We shouldn't be printing
w1 = *(u8 *)(r2 + 42)
since such instruction doesn't exist in BPF ISA
and it's confusing.
There is only one instruction:
r1 = *(u8 *)(r2 + 42)
which is an 8-bit load that zero extends into 64-bit.
x86 JIT actually implements it as 8-bit load that stores
into a 32-bit subregister, so it kinda matches w1,
but that's an implementation detail of the JIT.

I think both gcc and clang should always print r1 = *(u8 *)(r2 + 42)
regardless of alu32 or not.
In gas and clang assembler we can support both w1= and r1=
flavors for backward compat.

I agree with Alexei (the ... disassembler quirk ... comment is left by me :).
Can dig into clang part of things if this is a consensus.

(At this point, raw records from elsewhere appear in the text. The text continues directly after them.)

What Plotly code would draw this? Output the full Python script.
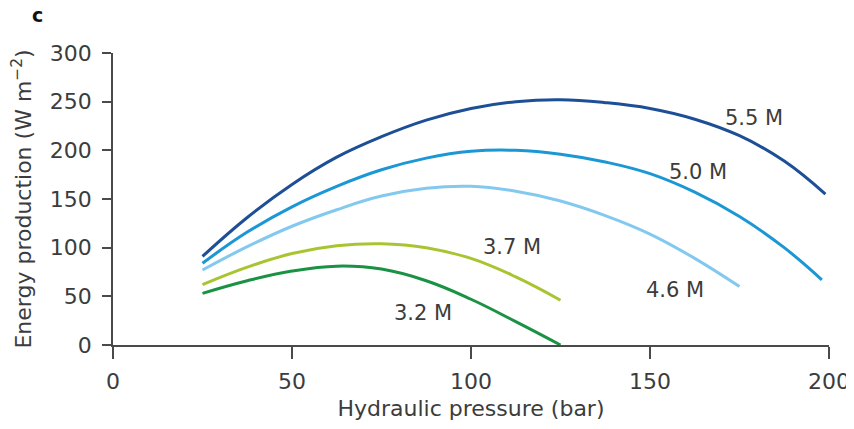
import plotly.graph_objects as go

# Data
pressure_55 = [25, 37.5, 50, 62.5, 75, 87.5, 100, 112.5, 125, 137.5, 150, 162.5, 175, 187.5, 199]
energy_55 = [91, 131, 165, 193, 214, 231, 243, 250, 252, 249, 243, 232, 215, 189, 155]

pressure_50 = [25, 37.5, 50, 62.5, 75, 87.5, 100, 112.5, 125, 137.5, 150, 162.5, 175, 187.5, 198]
energy_50 = [84, 116, 142, 163, 180, 192, 199, 200, 196, 188, 176, 157, 132, 100, 67]

pressure_46 = [25, 37.5, 50, 62.5, 75, 87.5, 100, 112.5, 125, 137.5, 150, 162.5, 175]
energy_46 = [77, 101, 122, 139, 153, 161, 163, 158, 148, 133, 114, 89, 60]

pressure_37 = [25, 37.5, 50, 62.5, 75, 87.5, 100, 112.5, 125]
energy_37 = [62, 80, 94, 102, 104, 100, 89, 70, 46]

pressure_32 = [25, 37.5, 50, 62.5, 75, 87.5, 100, 112.5, 125]
energy_32 = [53, 66, 76, 81, 78, 66, 47, 24, 0]

series_names = ["5.5 M", "5.0 M", "4.6 M", "3.7 M", "3.2 M"]
series_colors = ["#1d4f97", "#1b97d5", "#83c9ef", "#a9c431", "#1a9243"]
series_x = [pressure_55, pressure_50, pressure_46, pressure_37, pressure_32]
series_y = [energy_55, energy_50, energy_46, energy_37, energy_32]

# label anchor positions (data coords)
label_x = [179, 163.5, 157, 111.5, 86.5]
label_y = [233, 178, 56, 101, 33]

x_ticks = [0, 50, 100, 150, 200]
y_ticks = [0, 50, 100, 150, 200, 250, 300]

FONT = "DejaVu Sans"
TXT = "#3c3c3c"
FS = 22

fig = go.Figure()
for name, col, xs, ys in zip(series_names, series_colors, series_x, series_y):
    fig.add_trace(go.Scatter(
        x=xs, y=ys, mode="lines", name=name,
        line=dict(color=col, width=3, shape="spline", smoothing=1.2),
        showlegend=False, hoverinfo="skip",
    ))

for name, lx, ly in zip(series_names, label_x, label_y):
    fig.add_annotation(x=lx, y=ly, text=name, showarrow=False,
                       font=dict(family=FONT, size=FS - 1, color=TXT),
                       xanchor="center", yanchor="middle")

fig.add_annotation(xref="paper", yref="paper", x=-0.116, y=1.13, text="<b>c</b>",
                   showarrow=False, xanchor="left", yanchor="middle",
                   font=dict(family="DejaVu Sans", size=19, color="#111111"))

# page body has an 8px margin; plot area placed to match the reference pixels
fig.update_layout(
    width=854, height=413,
    margin=dict(l=105, r=33, t=45, b=76),
    paper_bgcolor="white", plot_bgcolor="white",
    font=dict(family=FONT, size=FS, color=TXT),
    xaxis=dict(
        range=[0, 200], tickvals=x_ticks, ticktext=[str(v) for v in x_ticks],
        showline=True, linecolor="#4a4a4a", linewidth=1.5,
        ticks="outside", ticklen=12, tickwidth=1.5, tickcolor="#4a4a4a",
        showgrid=False, zeroline=False, automargin=False,
        ticklabelstandoff=4,
        tickfont=dict(family=FONT, size=FS, color=TXT),
        title=dict(text="Hydraulic pressure (bar)", standoff=8,
                   font=dict(family=FONT, size=FS, color=TXT)),
    ),
    yaxis=dict(
        range=[0, 300], tickvals=y_ticks, ticktext=[str(v) for v in y_ticks],
        showline=True, linecolor="#4a4a4a", linewidth=1.5,
        ticks="outside", ticklen=9, tickwidth=1.5, tickcolor="#4a4a4a",
        showgrid=False, zeroline=False, automargin=False,
        ticklabelstandoff=6,
        tickfont=dict(family=FONT, size=FS, color=TXT),
        title=dict(text="Energy production (W m<sup>−2</sup>)", standoff=12,
                   font=dict(family=FONT, size=FS, color=TXT)),
    ),
)

fig.write_html("out.html")
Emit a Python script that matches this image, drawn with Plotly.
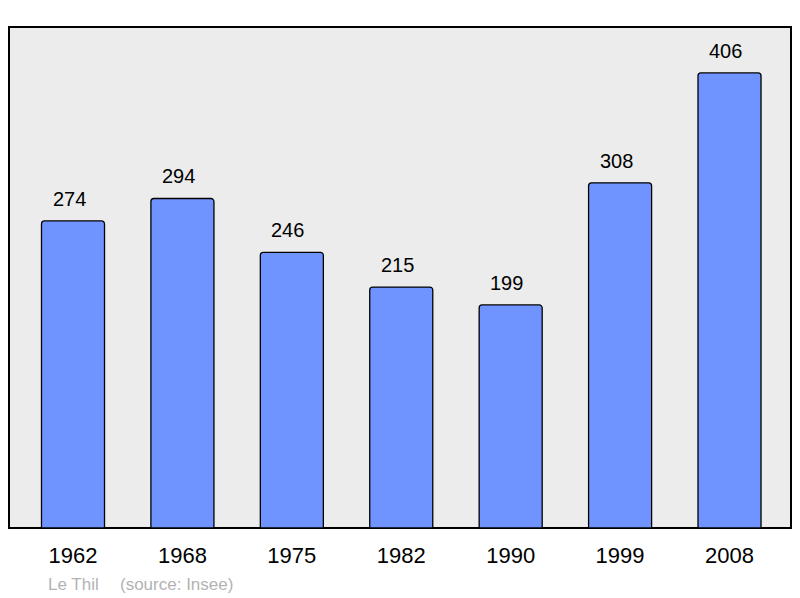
import plotly.graph_objects as go

years = ["1962", "1968", "1975", "1982", "1990", "1999", "2008"]
population = [274, 294, 246, 215, 199, 308, 406]
commune = "Le Thil"
source = "(source: Insee)"

bar_color = "#7094ff"
font_family = "Liberation Sans, Arial, sans-serif"

fig = go.Figure()
fig.add_trace(go.Bar(
    x=years, y=population,
    width=0.576,
    marker=dict(color=bar_color, line=dict(color="#000000", width=1.3), cornerradius=3),
    hoverinfo="skip",
))

for i, v in enumerate(population):
    fig.add_annotation(x=i, y=v, text=str(v), showarrow=False, yanchor="middle",
                       yshift=22, xshift=-4, font=dict(size=20, color="#000000", family=font_family))

fig.add_shape(type="rect", xref="paper", yref="paper", x0=0, x1=1, y0=0, y1=1,
              line=dict(color="#000000", width=2), fillcolor="#ececec", layer="below")

# page body has an 8px margin: figure is sized/offset to compensate
W, H = 792, 590
plot_w, plot_h = 782, 501
fig.add_annotation(xref="paper", yref="paper", x=(46 - 9) / plot_w, y=-(584 - 528) / plot_h,
                   xanchor="left", yanchor="middle", text=commune, showarrow=False,
                   font=dict(size=17, color="#b3b3b3", family=font_family))
fig.add_annotation(xref="paper", yref="paper", x=(118 - 9) / plot_w, y=-(584 - 528) / plot_h,
                   xanchor="left", yanchor="middle", text=source, showarrow=False,
                   font=dict(size=17, color="#b3b3b3", family=font_family))

fig.update_layout(
    width=W, height=H,
    margin=dict(l=1, r=9, t=19, b=70),
    paper_bgcolor="#ffffff", plot_bgcolor="rgba(0,0,0,0)",
    showlegend=False,
    font=dict(family=font_family),
    xaxis=dict(type="category", range=[-0.585, 6.562], showgrid=False, zeroline=False,
               showline=False, ticks="outside", ticklen=8, tickcolor="rgba(0,0,0,0)",
               tickfont=dict(size=22, color="#000000", family=font_family)),
    yaxis=dict(range=[0, 447], showgrid=False, zeroline=False, showline=False,
               showticklabels=False, ticks=""),
)

fig.write_html("out.html")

For disassembler, we have stx as well may use w* registers with alu32.
In llvm BPFDisassembler.cpp, we have

    if ((InstClass == BPF_LDX || InstClass == BPF_STX) &&
        getInstSize(Insn) != BPF_DW &&
        (InstMode == BPF_MEM || InstMode == BPF_ATOMIC) &&
        STI.hasFeature(BPF::ALU32))
      Result = decodeInstruction(DecoderTableBPFALU3264, Instr, Insn,
Address,
                                 this, STI);
    else
      Result = decodeInstruction(DecoderTableBPF64, Instr, Insn, Address,
this,
                                 STI);

Maybe we should just do

    Result = decodeInstruction(DecoderTableBPF64, Instr, Insn, Address,
this, STI);

So we already disassemble based on non-alu32 mode?

Yonghong, Alexei,

I have a prototype [1] that consolidates STW/STW32, LDW/LDW32 etc
instructions in LLVM BPF backend, thus removing the syntactic
difference. I think it simplifies BPFInstrInfo.td a bit but that's up
to debate.

Should I proceed with it?

[1] https://reviews.llvm.org/D156559

I made a comment to the diff w.r.t. backward compatibility issue.